→ Short exercise: Find and copy every line in the records that includes the string "this".

→ Data:
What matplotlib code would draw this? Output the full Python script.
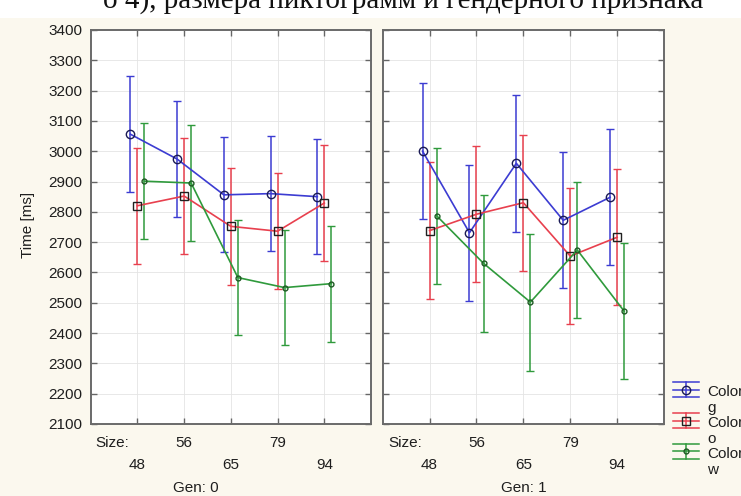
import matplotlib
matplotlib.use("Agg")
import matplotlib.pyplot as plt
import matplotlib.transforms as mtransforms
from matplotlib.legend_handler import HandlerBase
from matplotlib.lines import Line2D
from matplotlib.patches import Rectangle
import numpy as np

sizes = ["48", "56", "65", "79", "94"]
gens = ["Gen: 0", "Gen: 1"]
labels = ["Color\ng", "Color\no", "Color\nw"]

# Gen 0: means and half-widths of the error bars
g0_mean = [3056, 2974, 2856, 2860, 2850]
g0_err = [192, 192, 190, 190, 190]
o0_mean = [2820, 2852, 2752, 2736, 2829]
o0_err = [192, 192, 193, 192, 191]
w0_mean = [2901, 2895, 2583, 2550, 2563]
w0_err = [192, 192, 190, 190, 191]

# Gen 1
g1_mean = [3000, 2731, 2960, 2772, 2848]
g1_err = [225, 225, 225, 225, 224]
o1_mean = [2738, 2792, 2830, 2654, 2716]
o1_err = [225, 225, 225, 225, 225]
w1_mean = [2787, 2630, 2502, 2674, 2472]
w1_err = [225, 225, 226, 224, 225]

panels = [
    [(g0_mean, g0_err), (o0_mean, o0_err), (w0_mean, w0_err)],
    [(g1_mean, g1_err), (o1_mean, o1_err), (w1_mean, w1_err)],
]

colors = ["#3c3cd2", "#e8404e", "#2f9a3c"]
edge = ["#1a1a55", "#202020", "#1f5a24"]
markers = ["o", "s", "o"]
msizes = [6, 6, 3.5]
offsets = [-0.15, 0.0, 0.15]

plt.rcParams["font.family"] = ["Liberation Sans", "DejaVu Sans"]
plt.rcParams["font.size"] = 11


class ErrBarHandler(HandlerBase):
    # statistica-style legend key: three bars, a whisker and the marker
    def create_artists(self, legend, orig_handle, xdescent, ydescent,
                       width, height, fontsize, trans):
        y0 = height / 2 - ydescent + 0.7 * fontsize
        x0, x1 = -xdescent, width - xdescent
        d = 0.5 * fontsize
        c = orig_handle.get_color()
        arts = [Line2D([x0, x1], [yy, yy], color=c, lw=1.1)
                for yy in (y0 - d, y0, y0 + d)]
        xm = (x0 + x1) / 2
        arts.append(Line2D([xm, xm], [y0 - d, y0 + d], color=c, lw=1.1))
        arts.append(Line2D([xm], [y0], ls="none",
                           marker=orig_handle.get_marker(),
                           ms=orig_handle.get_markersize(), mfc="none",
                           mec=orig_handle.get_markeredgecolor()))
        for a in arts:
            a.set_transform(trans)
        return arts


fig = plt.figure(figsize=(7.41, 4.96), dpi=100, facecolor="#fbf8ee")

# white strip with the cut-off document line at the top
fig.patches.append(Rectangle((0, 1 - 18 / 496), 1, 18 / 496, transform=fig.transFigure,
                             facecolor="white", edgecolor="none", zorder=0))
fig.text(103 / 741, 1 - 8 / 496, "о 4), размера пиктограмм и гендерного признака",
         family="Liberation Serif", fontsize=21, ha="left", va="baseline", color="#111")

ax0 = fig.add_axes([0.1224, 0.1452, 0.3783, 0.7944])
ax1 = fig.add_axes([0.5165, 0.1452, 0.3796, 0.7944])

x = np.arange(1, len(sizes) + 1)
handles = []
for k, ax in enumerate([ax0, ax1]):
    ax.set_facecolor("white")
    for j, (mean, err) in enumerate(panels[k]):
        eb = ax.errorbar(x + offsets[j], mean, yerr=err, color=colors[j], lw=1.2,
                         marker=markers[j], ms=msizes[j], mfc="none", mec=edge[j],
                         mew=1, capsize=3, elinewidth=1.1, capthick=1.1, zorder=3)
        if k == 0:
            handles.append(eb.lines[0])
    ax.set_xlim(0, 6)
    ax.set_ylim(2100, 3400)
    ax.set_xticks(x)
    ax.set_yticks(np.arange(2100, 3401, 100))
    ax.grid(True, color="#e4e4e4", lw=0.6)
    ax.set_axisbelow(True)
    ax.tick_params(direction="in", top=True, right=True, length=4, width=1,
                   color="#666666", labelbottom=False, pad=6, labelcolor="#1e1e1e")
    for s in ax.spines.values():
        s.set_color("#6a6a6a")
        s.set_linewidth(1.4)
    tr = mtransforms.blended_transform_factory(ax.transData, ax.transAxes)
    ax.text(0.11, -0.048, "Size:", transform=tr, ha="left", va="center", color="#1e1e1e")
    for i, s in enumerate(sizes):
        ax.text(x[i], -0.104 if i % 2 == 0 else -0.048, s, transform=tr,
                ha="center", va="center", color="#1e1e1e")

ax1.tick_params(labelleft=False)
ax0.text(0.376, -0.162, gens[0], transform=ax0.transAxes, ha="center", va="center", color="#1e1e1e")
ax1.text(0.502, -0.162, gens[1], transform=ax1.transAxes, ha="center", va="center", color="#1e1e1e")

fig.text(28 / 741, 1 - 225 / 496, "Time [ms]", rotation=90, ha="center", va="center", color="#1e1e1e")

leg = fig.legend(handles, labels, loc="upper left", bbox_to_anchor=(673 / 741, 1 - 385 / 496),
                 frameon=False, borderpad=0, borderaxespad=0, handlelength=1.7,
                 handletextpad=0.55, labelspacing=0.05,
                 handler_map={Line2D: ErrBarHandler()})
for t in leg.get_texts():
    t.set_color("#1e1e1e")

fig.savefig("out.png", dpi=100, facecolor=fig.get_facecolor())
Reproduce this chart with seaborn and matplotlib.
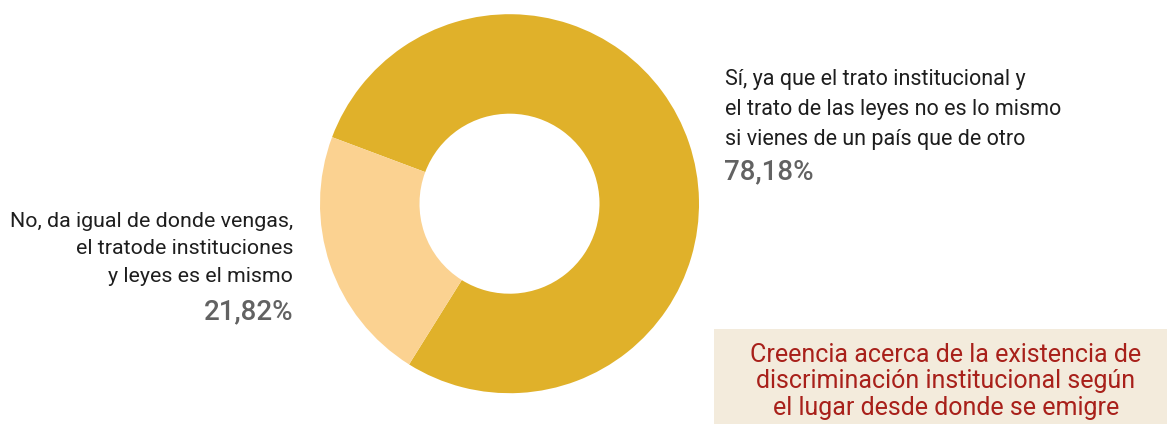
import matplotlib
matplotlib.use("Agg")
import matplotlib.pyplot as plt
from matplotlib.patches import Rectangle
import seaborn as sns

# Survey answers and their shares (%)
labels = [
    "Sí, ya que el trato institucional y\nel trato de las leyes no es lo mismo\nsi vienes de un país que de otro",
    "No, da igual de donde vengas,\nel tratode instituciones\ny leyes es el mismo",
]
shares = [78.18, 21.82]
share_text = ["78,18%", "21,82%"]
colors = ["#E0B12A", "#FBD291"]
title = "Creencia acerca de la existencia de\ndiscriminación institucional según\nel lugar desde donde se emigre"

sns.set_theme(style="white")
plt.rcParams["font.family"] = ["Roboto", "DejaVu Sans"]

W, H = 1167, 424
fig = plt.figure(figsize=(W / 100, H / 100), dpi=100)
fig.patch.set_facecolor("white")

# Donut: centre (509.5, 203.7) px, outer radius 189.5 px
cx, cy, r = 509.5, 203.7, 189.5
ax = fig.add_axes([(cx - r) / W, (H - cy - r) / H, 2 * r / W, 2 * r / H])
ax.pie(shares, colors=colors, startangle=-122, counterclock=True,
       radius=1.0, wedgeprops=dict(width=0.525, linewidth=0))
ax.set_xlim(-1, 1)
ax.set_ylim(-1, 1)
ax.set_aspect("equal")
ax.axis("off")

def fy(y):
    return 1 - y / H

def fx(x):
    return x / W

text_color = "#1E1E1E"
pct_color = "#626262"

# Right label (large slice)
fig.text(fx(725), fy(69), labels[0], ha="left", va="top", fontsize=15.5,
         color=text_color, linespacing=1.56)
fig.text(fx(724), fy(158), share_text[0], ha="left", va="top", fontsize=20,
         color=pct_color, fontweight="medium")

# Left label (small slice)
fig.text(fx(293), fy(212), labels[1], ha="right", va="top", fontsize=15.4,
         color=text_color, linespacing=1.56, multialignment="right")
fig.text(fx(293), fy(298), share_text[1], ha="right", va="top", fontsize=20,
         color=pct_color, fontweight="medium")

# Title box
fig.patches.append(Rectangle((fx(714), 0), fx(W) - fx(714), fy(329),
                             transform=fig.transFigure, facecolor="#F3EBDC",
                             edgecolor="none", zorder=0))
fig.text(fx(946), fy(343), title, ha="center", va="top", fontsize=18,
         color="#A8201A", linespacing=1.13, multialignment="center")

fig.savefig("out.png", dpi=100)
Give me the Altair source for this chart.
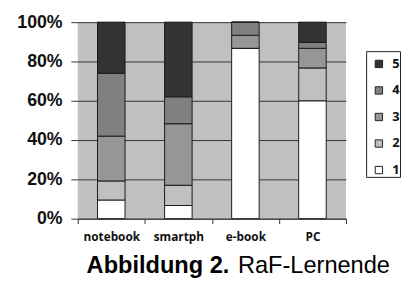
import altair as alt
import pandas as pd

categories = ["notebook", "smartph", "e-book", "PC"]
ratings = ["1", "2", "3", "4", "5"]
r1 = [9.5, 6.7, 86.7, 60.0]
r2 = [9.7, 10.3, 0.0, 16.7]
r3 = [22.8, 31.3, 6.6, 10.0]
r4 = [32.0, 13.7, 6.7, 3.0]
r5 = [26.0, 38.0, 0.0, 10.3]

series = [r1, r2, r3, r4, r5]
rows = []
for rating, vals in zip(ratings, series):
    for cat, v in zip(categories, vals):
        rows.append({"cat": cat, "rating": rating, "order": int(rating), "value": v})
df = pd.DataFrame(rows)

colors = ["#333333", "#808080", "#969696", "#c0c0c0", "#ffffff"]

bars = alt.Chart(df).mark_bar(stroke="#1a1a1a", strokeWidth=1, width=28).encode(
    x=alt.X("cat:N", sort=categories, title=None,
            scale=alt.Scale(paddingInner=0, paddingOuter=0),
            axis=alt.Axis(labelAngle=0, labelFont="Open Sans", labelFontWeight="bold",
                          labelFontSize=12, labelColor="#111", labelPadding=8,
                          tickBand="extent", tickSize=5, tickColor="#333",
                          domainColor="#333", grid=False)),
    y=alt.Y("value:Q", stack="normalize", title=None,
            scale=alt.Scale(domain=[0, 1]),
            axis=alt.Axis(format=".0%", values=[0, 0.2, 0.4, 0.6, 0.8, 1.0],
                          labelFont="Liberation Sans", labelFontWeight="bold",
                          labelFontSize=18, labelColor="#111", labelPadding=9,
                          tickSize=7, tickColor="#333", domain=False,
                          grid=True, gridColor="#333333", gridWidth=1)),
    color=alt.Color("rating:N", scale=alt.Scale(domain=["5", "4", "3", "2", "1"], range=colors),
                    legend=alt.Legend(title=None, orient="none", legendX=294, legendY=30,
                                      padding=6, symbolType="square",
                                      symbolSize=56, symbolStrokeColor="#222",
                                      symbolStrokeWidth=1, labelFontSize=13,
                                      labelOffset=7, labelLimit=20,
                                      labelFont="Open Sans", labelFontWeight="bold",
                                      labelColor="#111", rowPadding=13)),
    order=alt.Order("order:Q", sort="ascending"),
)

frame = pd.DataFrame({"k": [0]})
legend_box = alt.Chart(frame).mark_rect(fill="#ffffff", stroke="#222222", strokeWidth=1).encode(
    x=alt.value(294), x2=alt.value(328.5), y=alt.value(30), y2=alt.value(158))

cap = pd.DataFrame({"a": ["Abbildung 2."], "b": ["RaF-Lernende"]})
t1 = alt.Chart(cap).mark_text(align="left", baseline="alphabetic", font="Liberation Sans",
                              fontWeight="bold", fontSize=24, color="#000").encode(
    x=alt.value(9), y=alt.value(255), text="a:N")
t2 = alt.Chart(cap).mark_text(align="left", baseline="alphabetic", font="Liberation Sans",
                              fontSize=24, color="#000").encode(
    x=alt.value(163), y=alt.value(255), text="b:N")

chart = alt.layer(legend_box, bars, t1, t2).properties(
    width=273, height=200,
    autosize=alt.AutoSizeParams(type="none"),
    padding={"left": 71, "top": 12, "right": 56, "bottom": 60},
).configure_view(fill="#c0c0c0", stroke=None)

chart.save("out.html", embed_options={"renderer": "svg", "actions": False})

→ Written response:
What matplotlib code would draw this? Output the full Python script.
Reproduce this chart with seaborn and matplotlib.
Give me the Altair source for this chart.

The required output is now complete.